Oil price forecast: Brent crude above $95
Oil price forecasts amid geopolitical tensions
Oil price forecasts are among the most important indicators monitored by investors and policymakers worldwide, especially given ongoing geopolitical tensions. In this context, the U.S. Energy Information Administration (EIA) has predicted that Brent crude prices will remain high, staying above $95 per barrel for the next two months. This forecast is primarily driven by the continued conflicts and tensions in the Middle East, a key artery of global energy supplies.
The geopolitical context and the importance of the Strait of Hormuz
Historically, global oil prices have been closely linked to security stability in the Middle East. According to reports from the U.S. Energy Information Administration, any actual closure or threat to navigation in the Strait of Hormuz will inevitably lead to a further decline in oil production and exports from the region in the coming weeks.
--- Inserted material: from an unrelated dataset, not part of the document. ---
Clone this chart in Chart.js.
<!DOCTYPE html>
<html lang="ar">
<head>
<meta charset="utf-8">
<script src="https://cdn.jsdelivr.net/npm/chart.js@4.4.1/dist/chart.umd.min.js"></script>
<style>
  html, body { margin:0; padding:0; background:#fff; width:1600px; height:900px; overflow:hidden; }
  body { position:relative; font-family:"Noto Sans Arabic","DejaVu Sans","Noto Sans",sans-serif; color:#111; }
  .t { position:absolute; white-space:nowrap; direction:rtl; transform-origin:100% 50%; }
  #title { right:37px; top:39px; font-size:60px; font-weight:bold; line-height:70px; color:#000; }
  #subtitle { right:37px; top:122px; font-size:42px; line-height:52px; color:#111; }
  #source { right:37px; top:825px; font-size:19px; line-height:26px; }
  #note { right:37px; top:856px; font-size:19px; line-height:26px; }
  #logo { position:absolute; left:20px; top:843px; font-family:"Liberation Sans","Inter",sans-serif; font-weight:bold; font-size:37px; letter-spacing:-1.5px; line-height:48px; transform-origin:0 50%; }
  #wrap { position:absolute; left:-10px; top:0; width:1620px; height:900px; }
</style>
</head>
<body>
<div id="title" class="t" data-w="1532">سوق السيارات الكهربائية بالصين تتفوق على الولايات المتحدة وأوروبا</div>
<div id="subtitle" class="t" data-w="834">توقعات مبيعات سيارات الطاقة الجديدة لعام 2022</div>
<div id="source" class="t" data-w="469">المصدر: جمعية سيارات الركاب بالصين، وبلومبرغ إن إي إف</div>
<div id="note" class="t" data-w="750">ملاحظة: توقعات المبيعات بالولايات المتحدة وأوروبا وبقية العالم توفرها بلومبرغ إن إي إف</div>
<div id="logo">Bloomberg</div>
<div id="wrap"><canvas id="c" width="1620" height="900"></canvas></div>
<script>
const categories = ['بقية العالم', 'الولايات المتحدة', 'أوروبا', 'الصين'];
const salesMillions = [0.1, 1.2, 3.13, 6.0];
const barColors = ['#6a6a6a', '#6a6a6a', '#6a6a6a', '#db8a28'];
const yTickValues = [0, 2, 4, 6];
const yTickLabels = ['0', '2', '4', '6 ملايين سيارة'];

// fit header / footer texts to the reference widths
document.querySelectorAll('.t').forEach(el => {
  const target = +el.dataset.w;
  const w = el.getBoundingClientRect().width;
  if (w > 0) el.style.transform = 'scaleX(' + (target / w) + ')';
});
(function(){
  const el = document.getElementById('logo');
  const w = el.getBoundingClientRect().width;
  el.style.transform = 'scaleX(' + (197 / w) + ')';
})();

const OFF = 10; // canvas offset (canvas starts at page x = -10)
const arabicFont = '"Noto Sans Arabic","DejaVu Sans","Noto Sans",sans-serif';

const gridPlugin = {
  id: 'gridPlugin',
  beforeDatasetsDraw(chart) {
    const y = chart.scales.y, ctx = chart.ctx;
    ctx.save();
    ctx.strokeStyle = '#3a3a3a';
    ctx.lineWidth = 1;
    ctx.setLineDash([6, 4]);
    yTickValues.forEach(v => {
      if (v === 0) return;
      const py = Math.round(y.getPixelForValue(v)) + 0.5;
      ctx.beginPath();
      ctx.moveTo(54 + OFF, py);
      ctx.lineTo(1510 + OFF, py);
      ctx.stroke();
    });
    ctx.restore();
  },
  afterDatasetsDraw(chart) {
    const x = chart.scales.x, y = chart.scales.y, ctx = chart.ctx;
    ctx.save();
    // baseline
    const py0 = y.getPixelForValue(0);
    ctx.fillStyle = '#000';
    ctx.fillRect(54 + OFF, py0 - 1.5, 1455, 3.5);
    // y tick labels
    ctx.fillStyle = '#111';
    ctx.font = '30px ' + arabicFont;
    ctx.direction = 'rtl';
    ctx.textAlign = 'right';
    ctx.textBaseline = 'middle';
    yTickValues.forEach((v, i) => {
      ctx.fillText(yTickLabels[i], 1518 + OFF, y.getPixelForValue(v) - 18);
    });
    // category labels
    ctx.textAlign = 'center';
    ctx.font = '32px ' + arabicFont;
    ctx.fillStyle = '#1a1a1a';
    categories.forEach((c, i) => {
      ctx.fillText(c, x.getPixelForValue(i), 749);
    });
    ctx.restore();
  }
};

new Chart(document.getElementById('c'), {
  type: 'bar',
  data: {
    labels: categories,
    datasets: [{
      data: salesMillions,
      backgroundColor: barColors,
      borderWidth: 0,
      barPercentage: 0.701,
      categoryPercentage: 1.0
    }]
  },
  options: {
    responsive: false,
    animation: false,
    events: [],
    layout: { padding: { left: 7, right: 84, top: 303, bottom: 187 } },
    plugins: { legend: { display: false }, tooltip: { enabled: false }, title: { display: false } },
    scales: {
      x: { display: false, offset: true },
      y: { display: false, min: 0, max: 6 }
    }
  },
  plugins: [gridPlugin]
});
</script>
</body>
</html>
It is well-established, both economically and geographically, that approximately one-fifth of the world's daily oil consumption passes through the Strait of Hormuz, making it a strategically vital chokepoint. However, forecasts indicate that any disruptions to production or exports will gradually subside as transit resumes and international forces intervene to secure shipping lanes.
Price trajectory: From record highs to gradual decline
Despite expectations of higher prices in the short term, the Energy Information Administration (EIA) stated in its monthly Short-Term Energy Outlook that Brent crude futures, the global benchmark, are expected to fall below $80 per barrel in the third quarter of this year. The positive outlook for consumers persists, with prices projected to decline to around $70 by year-end, assuming geopolitical tensions subside and supply chains remain stable.
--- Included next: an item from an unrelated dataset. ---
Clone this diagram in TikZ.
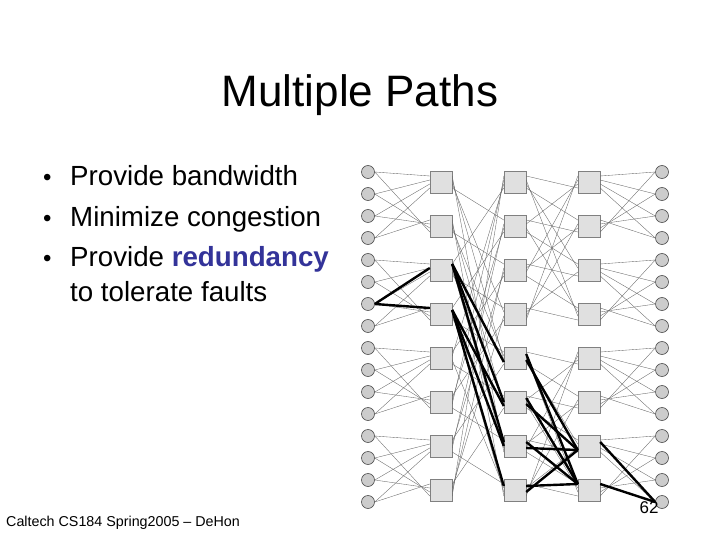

Market volatility and intervention by major economies
Markets have recently experienced sharp fluctuations, with Brent crude futures for May delivery falling 10.35% (equivalent to $10.26) to settle at $88.42 per barrel. Similarly, West Texas Intermediate (WTI) crude futures for April delivery dropped 11% to $84.15 per barrel. These declines followed Brent crude reaching levels close to $120 per barrel in previous trading sessions, amid heightened concerns about the impact of the conflict on supply.
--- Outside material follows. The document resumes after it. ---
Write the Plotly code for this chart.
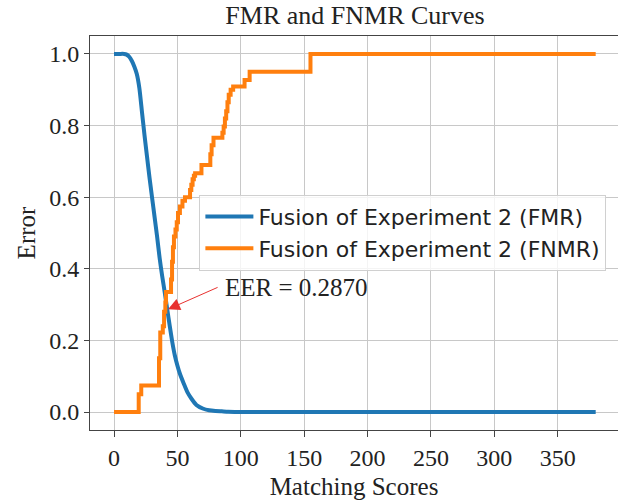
import plotly.graph_objects as go

# FMR curve (smooth)
fmr_x = [0, 4, 8, 10, 12, 14, 16, 18, 20, 22, 24, 26, 28, 30, 32, 34, 36, 38, 40, 42,
         44, 46, 48, 50, 52, 55, 58, 61, 65, 70, 75, 80, 85, 90, 100, 110, 130, 200, 300, 380]
fmr_y = [1.0, 1.0, 1.0, 0.998, 0.992, 0.981, 0.965, 0.944, 0.905, 0.84, 0.775, 0.715,
         0.655, 0.6, 0.545, 0.49, 0.43, 0.38, 0.335, 0.287, 0.24, 0.195, 0.158, 0.13,
         0.107, 0.08, 0.055, 0.038, 0.02, 0.01, 0.005, 0.003, 0.002, 0.001, 0.0, 0.0,
         0.0, 0.0, 0.0, 0.0]

# FNMR curve (step)
fnmr_x = [0, 19.5, 21.5, 35.5, 36.5, 38.5, 39.5, 40.5, 41, 45, 45.8, 46.5, 47.3, 48.5,
          49.5, 50.5, 52, 54, 56, 60, 61, 62, 63, 64, 69, 76, 77, 78.5, 85.5, 86.5,
          87.5, 88.5, 89.5, 90.5, 92, 94, 103, 107, 155, 380]
fnmr_y = [0.0, 0.05, 0.074, 0.15, 0.222, 0.24, 0.28, 0.306, 0.335, 0.37, 0.42, 0.46,
          0.49, 0.51, 0.53, 0.556, 0.574, 0.59, 0.6, 0.62, 0.635, 0.65, 0.66, 0.667,
          0.69, 0.72, 0.745, 0.766, 0.78, 0.797, 0.82, 0.84, 0.865, 0.886, 0.9, 0.909,
          0.927, 0.95, 1.0, 1.0]

eer_x = 42.6
eer_y = 0.287
eer_label = "EER = 0.2870"
label_x = 86.0
label_y = 0.347
tail_x = 82.9
tail_y = 0.350

x_ticks = [0, 50, 100, 150, 200, 250, 300, 350]
y_ticks = [0.0, 0.2, 0.4, 0.6, 0.8, 1.0]

serif = "Liberation Serif, Times New Roman, serif"

fig = go.Figure()
fig.add_trace(go.Scatter(x=fmr_x, y=fmr_y, mode="lines", line=dict(color="#1f77b4", width=4, shape="spline", smoothing=0.6),
                         name="Fusion of Experiment 2 (FMR)"))
fig.add_trace(go.Scatter(x=fnmr_x, y=fnmr_y, mode="lines", line=dict(color="#ff7f0e", width=4, shape="hv"),
                         name="Fusion of Experiment 2 (FNMR)"))

fig.add_annotation(x=eer_x, y=eer_y, ax=tail_x, ay=tail_y, axref="x", ayref="y", xref="x", yref="y",
                   text="", showarrow=True, arrowhead=2, arrowsize=2.4, arrowwidth=1, arrowcolor="#e8312f", standoff=0)
fig.add_annotation(x=label_x, y=label_y, xref="x", yref="y", text=eer_label, showarrow=False,
                   xanchor="left", yanchor="middle", font=dict(family=serif, size=25, color="#222"))

fig.update_layout(
    width=618, height=500,
    margin=dict(l=90, r=0, t=36, b=70),
    paper_bgcolor="white", plot_bgcolor="white",
    title=dict(text="FMR and FNMR Curves", font=dict(family=serif, size=26, color="#222"),
               x=(90 + 620) / 2 / 618, xanchor="center", y=1 - 15 / 500, yanchor="middle", yref="container"),
    legend=dict(x=0.978, y=0.597, xanchor="right", yanchor="top",
                bgcolor="rgba(255,255,255,0.8)", bordercolor="#d0d0d0", borderwidth=1,
                font=dict(family="DejaVu Sans", size=22, color="#222"), itemwidth=48),
    showlegend=True,
)
fig.update_xaxes(range=[-18.93, 397.6], tickvals=x_ticks, ticktext=[str(v) for v in x_ticks],
                 showgrid=True, gridcolor="#c8c8c8", gridwidth=1, zeroline=False,
                 showline=True, linecolor="#444", linewidth=1, mirror=True,
                 ticks="outside", ticklen=6, tickcolor="#444",
                 tickfont=dict(family=serif, size=24, color="#222"),
                 title=dict(text="Matching Scores", font=dict(family=serif, size=25, color="#222"), standoff=7))
fig.update_yaxes(range=[-0.05, 1.05], tickvals=y_ticks, ticktext=["%.1f" % v for v in y_ticks],
                 showgrid=True, gridcolor="#c8c8c8", gridwidth=1, zeroline=False,
                 showline=True, linecolor="#444", linewidth=1,
                 ticks="outside", ticklen=5, tickcolor="#444",
                 tickfont=dict(family=serif, size=24, color="#222"),
                 title=dict(text="Error", font=dict(family=serif, size=25, color="#222"), standoff=6))

fig.write_html("out.html", config={"displayModeBar": False},
               post_script="document.body.style.margin='0';")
But what caused prices to fall after this record high? The main reason was the world's largest economies considering direct market intervention by drawing on their strategic emergency reserves. This move was reinforced by statements from the US leadership hinting at the imminent end of some of the conflicts that had triggered the crisis, which somewhat reassured the markets.
The position of the G7 and international cooperation
In the context of international efforts to achieve economic stability, Japanese Industry Minister Ryusei Akazawa stated in a press conference that the energy ministers of the G7 group of industrialized nations are prepared to take all necessary steps to support global energy supplies. He explained that these steps include the possibility of a joint and coordinated release of strategic petroleum reserves, an effective tool historically used by major economies to curb prices and mitigate global inflation, which is directly affected by energy costs.